At the same time, I engaged a cleared outside contractor to conduct a thorough, impartial review of the organization, which I thought long overdue. The contractor staff conducted interviews in every office throughout the center. They visited field stations, and questioned our customers in the policy community. They polled attitudes in the workforce. Over the next few months, they issued a series of reports and provided several briefings to the management team. The results were fascinating, and extremely useful. We found our structure was working against us. Our customers in the field were confused, and often didn’t know which office in the center they should look to for support. Some requests would languish without response; others would elicit two or more conflicting responses from competing offices.
The major culprit was Alec Station, sometimes referred to as the “Bin Laden Unit.” That was a misnomer. Alec, named for the son of its founder and former chief, Mike Scheuer, was actually the al-Qa’ida unit, with a fascinating history dating back to the beginning of our preoccupation with bin Laden and his minions in Sudan in the early 1990s.

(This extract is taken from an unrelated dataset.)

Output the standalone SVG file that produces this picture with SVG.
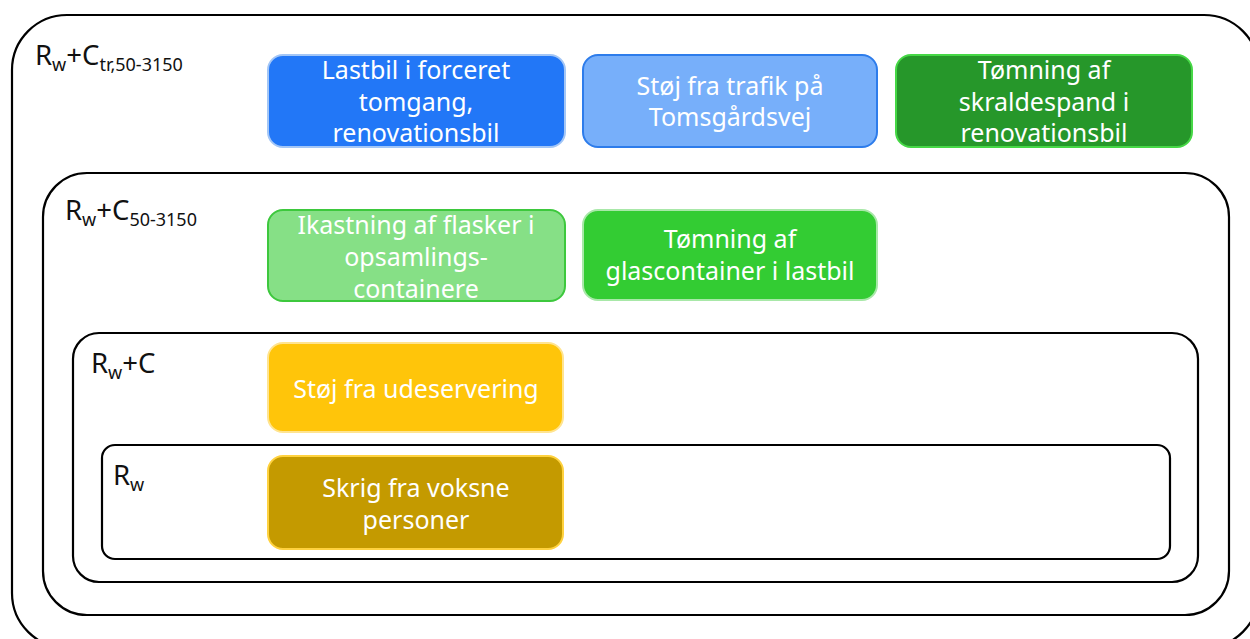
<svg xmlns="http://www.w3.org/2000/svg" width="1250" height="639" viewBox="0 0 1250 639">
<style>
.frame{fill:none;stroke:#000;stroke-width:2.2}
.lbl{font-family:"Noto Sans","Open Sans",sans-serif;font-size:27.5px;fill:#111}
.sub{font-size:18px}
.box{stroke-width:2}
.t{font-family:"Noto Sans","Open Sans",sans-serif;font-size:25px;fill:#fff;text-anchor:middle}
</style>
<rect width="1250" height="639" fill="#fff"/>
<g id="group-ctr">
<rect class="frame" x="12" y="15" width="1247" height="633" rx="55"/>
<text class="lbl" x="35" y="65">R<tspan class="sub" dy="6">w</tspan><tspan dy="-6">+C</tspan><tspan class="sub" dy="6">tr,50-3150</tspan></text>
</g>
<g id="group-c50">
<rect class="frame" x="43" y="173" width="1186" height="442" rx="44"/>
<text class="lbl" x="65" y="220">R<tspan class="sub" dy="6">w</tspan><tspan dy="-6">+C</tspan><tspan class="sub" dy="6">50-3150</tspan></text>
</g>
<g id="group-c">
<rect class="frame" x="73" y="333" width="1125" height="249" rx="26"/>
<text class="lbl" x="91" y="373">R<tspan class="sub" dy="6">w</tspan><tspan dy="-6">+C</tspan></text>
</g>
<g id="group-rw">
<rect class="frame" x="102" y="445" width="1068" height="114" rx="13"/>
<text class="lbl" x="113" y="485">R<tspan class="sub" dy="6">w</tspan></text>
</g>
<g id="n1">
<rect class="box" x="268" y="55" width="297" height="92" rx="15" fill="#2277F7" stroke="#A3C6F6"/>
<text class="t"><tspan x="416" y="79">Lastbil i forceret</tspan><tspan x="416" y="111">tomgang,</tspan><tspan x="416" y="142">renovationsbil</tspan></text>
</g>
<g id="n2">
<rect class="box" x="583" y="55" width="294" height="92" rx="15" fill="#77AFFA" stroke="#2D7CEB"/>
<text class="t"><tspan x="730" y="95">Støj fra trafik på</tspan><tspan x="730" y="126">Tomsgårdsvej</tspan></text>
</g>
<g id="n3">
<rect class="box" x="896" y="55" width="296" height="92" rx="15" fill="#26972A" stroke="#46D846"/>
<text class="t"><tspan x="1044" y="79">Tømning af</tspan><tspan x="1044" y="111">skraldespand i</tspan><tspan x="1044" y="142">renovationsbil</tspan></text>
</g>
<g id="n4">
<rect class="box" x="268" y="210" width="297" height="91" rx="15" fill="#86E086" stroke="#3DC83D"/>
<text class="t"><tspan x="416" y="234">Ikastning af flasker i</tspan><tspan x="416" y="266">opsamlings-</tspan><tspan x="416" y="298">containere</tspan></text>
</g>
<g id="n5">
<rect class="box" x="583" y="210" width="294" height="90" rx="15" fill="#33CC33" stroke="#A8E8A8"/>
<text class="t"><tspan x="730" y="248">Tømning af</tspan><tspan x="730" y="280">glascontainer i lastbil</tspan></text>
</g>
<g id="n6">
<rect class="box" x="268" y="343" width="295" height="89" rx="15" fill="#FFC50A" stroke="#FFE490"/>
<text class="t"><tspan x="416" y="398">Støj fra udeservering</tspan></text>
</g>
<g id="n7">
<rect class="box" x="268" y="456" width="295" height="93" rx="15" fill="#C49A00" stroke="#FFD23F"/>
<text class="t"><tspan x="416" y="497">Skrig fra voksne</tspan><tspan x="416" y="529">personer</tspan></text>
</g>
<g id="connectors"></g>
</svg>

But now, as al-Qa’ida members fled from the Pak-Afghan theater and associated groups began to crop up around the Muslim world, it was often difficult to determine who was al-Qa’ida and who was not. Alec was deciding that question for itself, its geographically based sub-units cherry-picking the most interesting and promising operations, and feuding with other geographically organized offices charged with pursuing non-al-Qa’ida Sunni extremists. Everyone agreed that we couldn’t go on this way. Alec had become an anachronism in this new world; we had no choice, it was agreed, but to reorganize it out of existence. A couple of years later, after I had left government, charges appeared in the press that CIA had “abolished” the Bin Laden Unit, speculating that we had given up on capturing the leader of al-Qa’ida. That was nonsense. After our reorganization, the same people, in the same numbers, continued to pursue the same targets, very much to include bin Laden, but in a more rational structure.